Ian Narev explains why the Commonwealth Bank didn't pass on the full rate cut

CBA boss Ian Narev. Photo: supplied.

Commonwealth Bank CEO Ian Narev today explained the reason why the official cash interest rate cut wasn’t passed on in full to home loan customers.

After releasing the bank’s full year results, including a $9.45 billion cash profit, Narev acknowledged the community interest in the interest rate decision.

The big four banks were widely criticised last week for only passing on about half the 0.25 percentage point cut in cash rates to 1.5%. The banks instead also increased some rates on deposits.

The federal government announced that the bank CEOs would be brought before parliament to explain themselves.

Narev described the decision as one balancing the interests of depositors, borrowers and shareholders.

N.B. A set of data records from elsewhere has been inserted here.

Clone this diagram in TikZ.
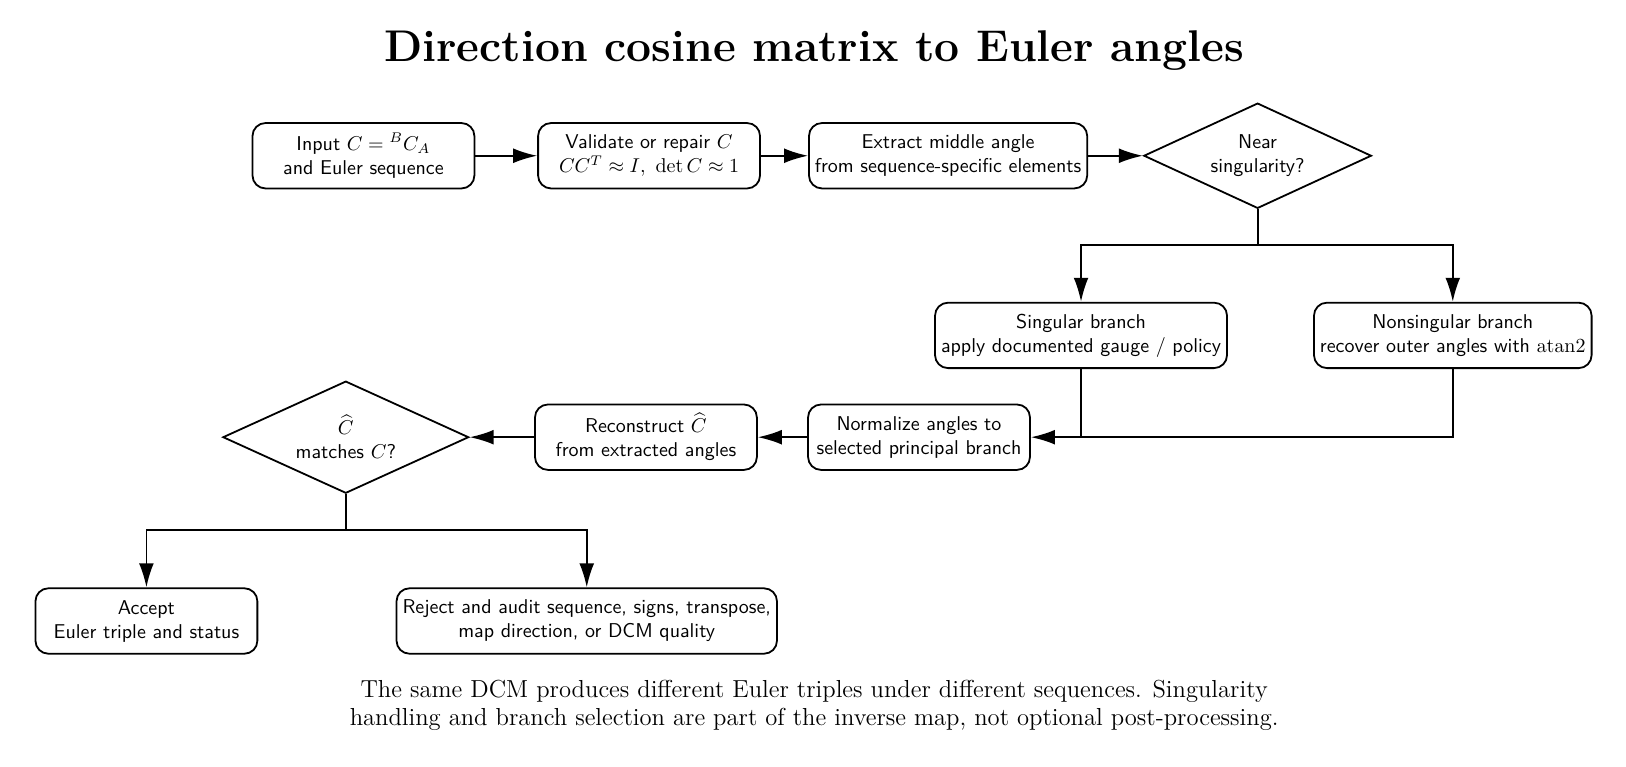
\documentclass[tikz,border=0pt]{standalone}
\usepackage{amssymb}
\usetikzlibrary{arrows.meta,shapes.geometric}

\tikzset{
  stepbox/.style={draw, line width=0.9pt, rounded corners=6.5pt, align=center,
    font=\sffamily, minimum width=3.9cm, minimum height=1.15cm, inner xsep=3pt},
  query/.style={draw, line width=0.9pt, diamond, aspect=2.2, align=center,
    font=\sffamily, inner sep=1pt},
  flow/.style={line width=0.9pt, -{Latex[length=12pt,width=7.4pt]}}
}

\begin{document}
\begin{tikzpicture}
  \useasboundingbox (0, 0) rectangle (28.574, -13.478);
  \node[font=\fontsize{22.2}{26}\selectfont\bfseries] (title) at (14.307, -0.88) {Direction cosine matrix to Euler angles};
  % top row
  \node[stepbox] (input) at (6.387, -2.737) {Input $C = {}^{B}C_{A}$\\and Euler sequence};
  \node[stepbox] (valid) at (11.406, -2.737) {Validate or repair $C$\\$CC^{T} \approx I,\ \det C \approx 1$};
  \node[stepbox] (middle) at (16.661, -2.737) {Extract middle angle\\from sequence-specific elements};
  \node[query, minimum width=4.0cm, minimum height=1.85cm] (near) at (22.1, -2.737) {Near\\singularity?};
  % branches
  \node[stepbox] (sing) at (18.997, -5.894) {Singular branch\\apply documented gauge / policy};
  \node[stepbox] (nons) at (25.53, -5.894) {Nonsingular branch\\recover outer angles with $\mathrm{atan2}$};
  % back row
  \node[stepbox] (norm) at (16.15, -7.683) {Normalize angles to\\selected principal branch};
  \node[stepbox] (recon) at (11.351, -7.683) {Reconstruct $\widehat{C}$\\from extracted angles};
  \node[query, minimum width=4.32cm, minimum height=1.97cm] (match) at (6.077, -7.683) {$\widehat{C}$\\matches $C$?};
  % outcomes
  \node[stepbox] (accept) at (2.573, -10.913) {Accept\\Euler triple and status};
  \node[stepbox] (reject) at (10.311, -10.913) {Reject and audit sequence, signs, transpose,\\map direction, or DCM quality};
  \coordinate (split) at (22.1, -4.307);
  \coordinate (check) at (6.077, -9.307);

  \draw[flow] (input) -- (valid);
  \draw[flow] (valid) -- (middle);
  \draw[flow] (middle) -- (near);
  \draw[line width=0.9pt] (near.south) -- (split);
  \draw[flow] (split) -| (sing.north);
  \draw[flow] (split) -| (nons.north);
  \draw[line width=0.9pt] (sing.south) -- (sing.south |- norm.east);
  \draw[flow] (nons.south) |- (norm.east);
  \draw[flow] (norm) -- (recon);
  \draw[flow] (recon) -- (match);
  \draw[line width=0.9pt] (match.south) -- (check);
  \draw[flow] (check) -| (accept.north);
  \draw[flow] (check) -| (reject.north);

  \node[align=center, font=\fontsize{12.3}{13.8}\selectfont] (note) at (14.307, -12.391) {The same DCM produces different Euler triples under different sequences. Singularity\\handling and branch selection are part of the inverse map, not optional post-processing.};
\end{tikzpicture}
\end{document}
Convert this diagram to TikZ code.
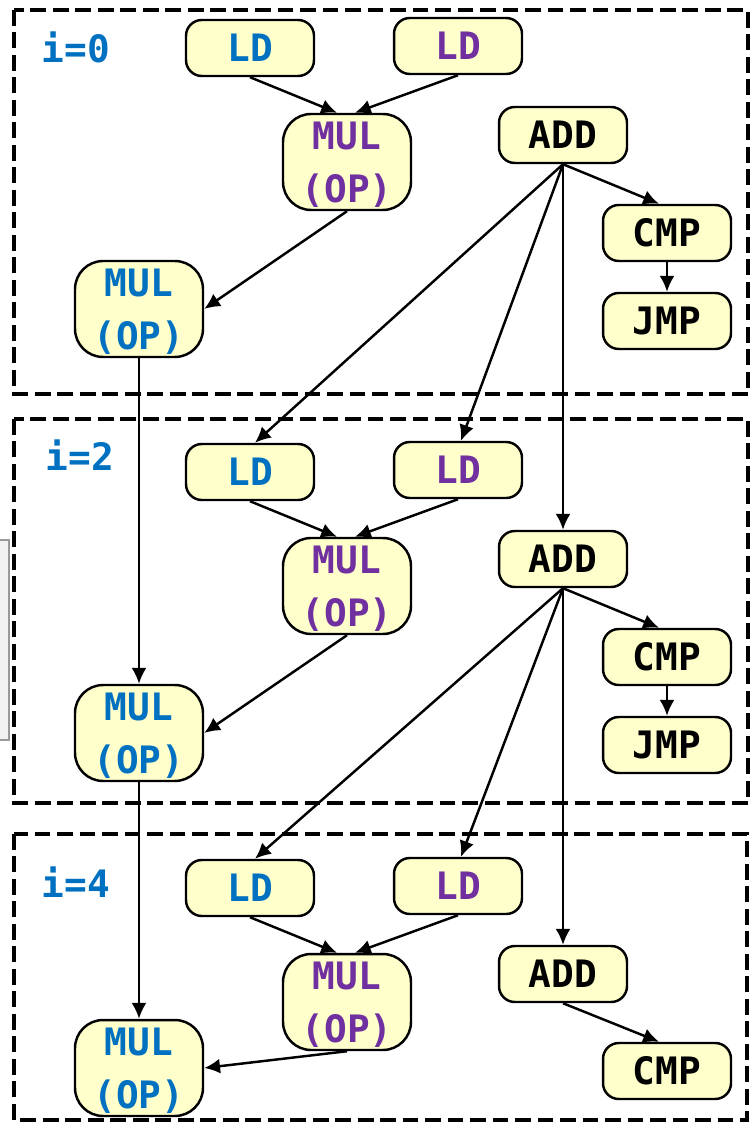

“Our very reason for being is to balance between the interests of people who want to give us money to save and people who want to borrow money from us and our shareholders who give us the capital we need to survive,” he says.

“As a result of our decision we gave people a chance to earn more from their deposits, pay less from their home loans and we gave our shareholders to best chance of keeping a strong dividend

“That’s how you balance interests. That’s how you stimulate an economy.”

Later, during a presentation to analysts, he used the following slide to illustrate his point:

On Tuesday, ANZ CEO Shayne Elliott also described the decision as a balance between the interests of depositors and borrowers.

“We came to a balanced outcome of passing half of that rate cut onto our mortgage borrowers in particular and small business but also being able to afford to keep a little bit so we can afford to increase the rates that we pay for depositors,” he said.